§ **GIVEN INFORMATION**
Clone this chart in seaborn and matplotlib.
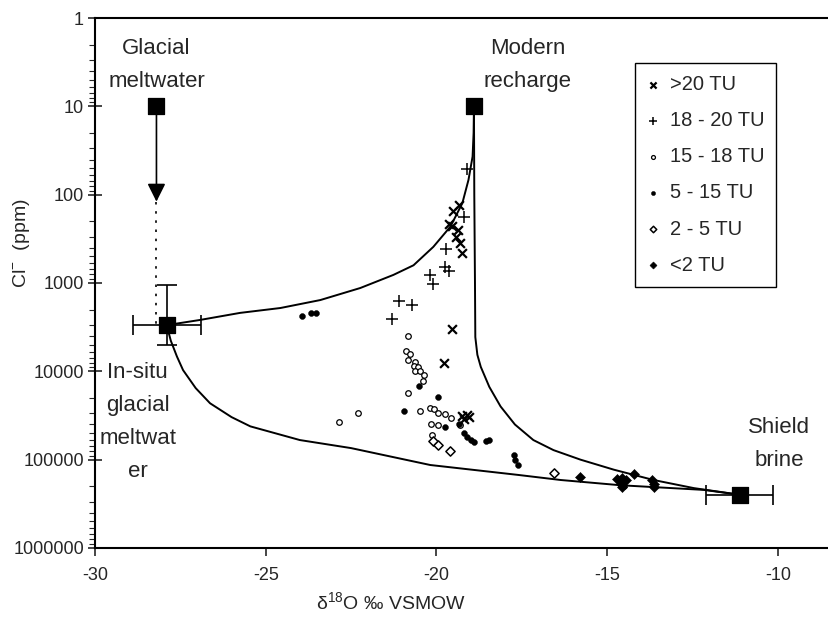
import numpy as np
import matplotlib
matplotlib.use("Agg")
import matplotlib.pyplot as plt
from matplotlib.ticker import FixedLocator, LogLocator, NullFormatter
import seaborn as sns

# end members: glacial meltwater, modern recharge, in-situ glacial, shield brine
glacial_x, glacial_cl = -28.2, 10
modern_x, modern_cl = -18.9, 10
insitu_x, insitu_cl = -27.9, 3000
brine_x, brine_cl = -11.1, 250000

# mixing curves
upper_x = [-27.9, -27.4, -26.92, -25.75, -24.57, -23.4, -22.23, -21.26, -20.67, -20.09, -19.59,
           -19.24, -19.06, -18.94, -18.91, -18.9]
upper_cl = [3000, 2800, 2620, 2180, 1920, 1560, 1140, 810, 630, 390, 230, 125, 68, 37, 20, 10]
right_x = [-18.9, -18.89, -18.87, -18.86, -18.8, -18.7, -18.45, -18.12, -17.7, -17.16, -16.57,
           -15.78, -14.8, -13.64, -12.46, -11.1]
right_cl = [10, 100, 1000, 4100, 6500, 8900, 15000, 25000, 40000, 60000, 78000,
            100000, 130000, 170000, 210000, 250000]
lower_x = [-27.9, -27.78, -27.6, -27.42, -27.05, -26.63, -26.0, -25.45, -24.0, -22.5, -20.18,
           -17.6, -16.36, -14.6, -12.17, -11.1]
lower_cl = [3000, 4500, 6800, 9700, 15500, 23000, 33000, 42000, 60000, 74000, 115000,
            149000, 170000, 195000, 220000, 250000]

# samples by tritium class
tu20_x = [-19.5, -19.33, -19.62, -19.55, -19.36, -19.44, -19.3, -19.24, -19.53, -19.77, -19.25, -19.1, -19.2, -19.05]
tu20_cl = [153, 130, 215, 225, 250, 300, 355, 460, 3300, 8000, 32000, 31000, 35000, 33000]
tu18_x = [-19.09, -19.18, -19.71, -19.74, -19.62, -20.2, -20.1, -21.11, -20.7, -21.3]
tu18_cl = [51, 180, 410, 660, 730, 810, 1030, 1600, 1780, 2550]
tu15_x = [-20.82, -20.9, -20.76, -20.82, -20.62, -20.67, -20.53, -20.62, -20.47, -20.35, -20.38, -20.82,
          -22.29, -22.84, -20.47, -20.2, -20.06, -19.94, -19.74, -19.56, -20.15, -19.94, -20.12, -19.3]
tu15_cl = [4000, 5900, 6300, 7400, 7800, 8700, 8900, 10000, 9900, 11000, 13000, 17600,
           29500, 37000, 28000, 26000, 27000, 29500, 30500, 34000, 39000, 41000, 53000, 41000]
tu5_x = [-23.93, -23.67, -23.52, -20.5, -19.94, -20.94, -19.74, -19.35, -19.2, -19.1, -19.0, -18.9,
         -18.56, -18.45, -17.74, -17.7, -17.6, -14.55, -14.5]
tu5_cl = [2350, 2200, 2200, 14700, 19500, 28000, 43000, 40000, 50000, 55000, 60000, 63000,
          61000, 60000, 89000, 100000, 115000, 185000, 200000]
tu2_x = [-20.1, -19.95, -19.6, -16.55]
tu2_cl = [61000, 68000, 80000, 142000]
tu0_x = [-15.78, -14.7, -14.55, -14.45, -14.6, -14.55, -14.2, -13.67, -13.62, -13.62]
tu0_cl = [158000, 165000, 160000, 170000, 190000, 205000, 145000, 170000, 190000, 205000]

sns.set_style("ticks")
plt.rcParams['font.family'] = ['Liberation Sans', 'DejaVu Sans']
plt.rcParams['mathtext.fontset'] = 'custom'
plt.rcParams['mathtext.rm'] = 'Liberation Sans'

fig = plt.figure(figsize=(8.29, 6.21), dpi=100)
ax = fig.add_axes([0.1146, 0.1176, 0.8854, 0.8534])
ax.set_yscale('log')

# mixing lines
for cx, cy in [(upper_x, upper_cl), (right_x, right_cl), (lower_x, lower_cl)]:
    sns.lineplot(x=cx, y=cy, sort=False, estimator=None, color='black', linewidth=1.4, ax=ax)

# arrow + dotted path from glacial meltwater down to in-situ
ax.annotate('', xy=(glacial_x, 120), xytext=(glacial_x, glacial_cl),
            arrowprops=dict(arrowstyle='-|>,head_length=1.1,head_width=0.55', color='black', lw=1.2,
                            shrinkA=0, shrinkB=0))
ax.plot([glacial_x, glacial_x], [120, insitu_cl], color='black', lw=1.2, ls=(0, (1.5, 4)))

# error bars on end members
ax.errorbar([insitu_x], [insitu_cl], xerr=[[1.0], [1.0]], yerr=[[insitu_cl - 1050], [5000 - insitu_cl]],
            fmt='none', ecolor='black', elinewidth=1.2, capsize=7, capthick=1.2)
ax.errorbar([brine_x], [brine_cl], xerr=[[1.0], [0.95]], fmt='none', ecolor='black',
            elinewidth=1.2, capsize=7, capthick=1.2)

# end-member squares
sns.scatterplot(x=[glacial_x, modern_x, insitu_x, brine_x], y=[glacial_cl, modern_cl, insitu_cl, brine_cl],
                marker='s', s=130, color='black', edgecolor='black', ax=ax, zorder=5)

# samples
sns.scatterplot(x=tu20_x, y=tu20_cl, marker='x', s=40, color='black', linewidth=1.6, label='>20 TU', ax=ax)
sns.scatterplot(x=tu18_x, y=tu18_cl, marker='+', s=75, color='black', linewidth=1.1, label='18 - 20 TU', ax=ax)
sns.scatterplot(x=tu15_x, y=tu15_cl, marker='o', s=16, color='white', edgecolor='black', linewidth=0.9,
                label='15 - 18 TU', ax=ax)
sns.scatterplot(x=tu5_x, y=tu5_cl, marker='o', s=18, color='black', edgecolor='black', label='5 - 15 TU', ax=ax)
sns.scatterplot(x=tu2_x, y=tu2_cl, marker='D', s=22, color='white', edgecolor='black', linewidth=1.1,
                label='2 - 5 TU', ax=ax)
sns.scatterplot(x=tu0_x, y=tu0_cl, marker='D', s=26, color='black', edgecolor='black', label='<2 TU', ax=ax)

# labels on the end members
tkw = dict(fontsize=16, ha='center', va='center', linespacing=1.75)
ax.text(-28.2, 3.4, 'Glacial\nmeltwater', **tkw)
ax.text(-17.33, 3.4, 'Modern\nrecharge', **tkw)
ax.text(-28.75, 37000, 'In-situ\nglacial\nmeltwat\ner', **tkw)
ax.text(-9.97, 67000, 'Shield\nbrine', **tkw)

ax.set_xlim(-30, -8.5)
ax.set_ylim(1000000, 1)
ax.xaxis.set_major_locator(FixedLocator([-30, -25, -20, -15, -10]))
ax.set_xticklabels(['-30', '-25', '-20', '-15', '-10'])
ax.yaxis.set_major_locator(FixedLocator([1, 10, 100, 1000, 10000, 100000, 1000000]))
ax.set_yticklabels(['1', '10', '100', '1000', '10000', '100000', '1000000'])
ax.yaxis.set_minor_locator(LogLocator(base=10, subs=np.arange(2, 10)))
ax.yaxis.set_minor_formatter(NullFormatter())
ax.tick_params(axis='y', which='major', direction='inout', length=10, width=1.2, labelsize=13, pad=3)
ax.tick_params(axis='y', which='minor', direction='out', length=4, width=0.8)
ax.tick_params(axis='x', which='major', direction='out', length=6, width=1.2, labelsize=13, pad=8)

ax.spines['right'].set_visible(False)
for s in ['left', 'top', 'bottom']:
    ax.spines[s].set_linewidth(1.5)
    ax.spines[s].set_color('black')

ax.set_xlabel('δ$^{18}$O ‰ VSMOW', fontsize=14)
ax.set_ylabel('Cl$^{-}$  (ppm)', fontsize=14)
ax.xaxis.set_label_coords(0.403, -0.083)
ax.yaxis.set_label_coords(-0.086, 0.575)

leg = ax.legend(loc='upper right', bbox_to_anchor=(0.928, 0.915), borderaxespad=0, fontsize=14.5,
                frameon=True, fancybox=False, edgecolor='black', framealpha=1, labelspacing=0.85,
                handlelength=0.6, handletextpad=0.5, borderpad=0.6, markerscale=0.7)
leg.get_frame().set_linewidth(1.0)

fig.savefig('out.png', dpi=100)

§ **EXERCISE PROMPT**
Quote, exactly and only, the lines from the first line of the data above through the line containing "brine_x, brine_cl = -11.1, 250000". The pictures do not belong in it.

§ **ANSWER IN FULL**
Clone this chart in seaborn and matplotlib.
import numpy as np
import matplotlib
matplotlib.use("Agg")
import matplotlib.pyplot as plt
from matplotlib.ticker import FixedLocator, LogLocator, NullFormatter
import seaborn as sns

# end members: glacial meltwater, modern recharge, in-situ glacial, shield brine
glacial_x, glacial_cl = -28.2, 10
modern_x, modern_cl = -18.9, 10
insitu_x, insitu_cl = -27.9, 3000
brine_x, brine_cl = -11.1, 250000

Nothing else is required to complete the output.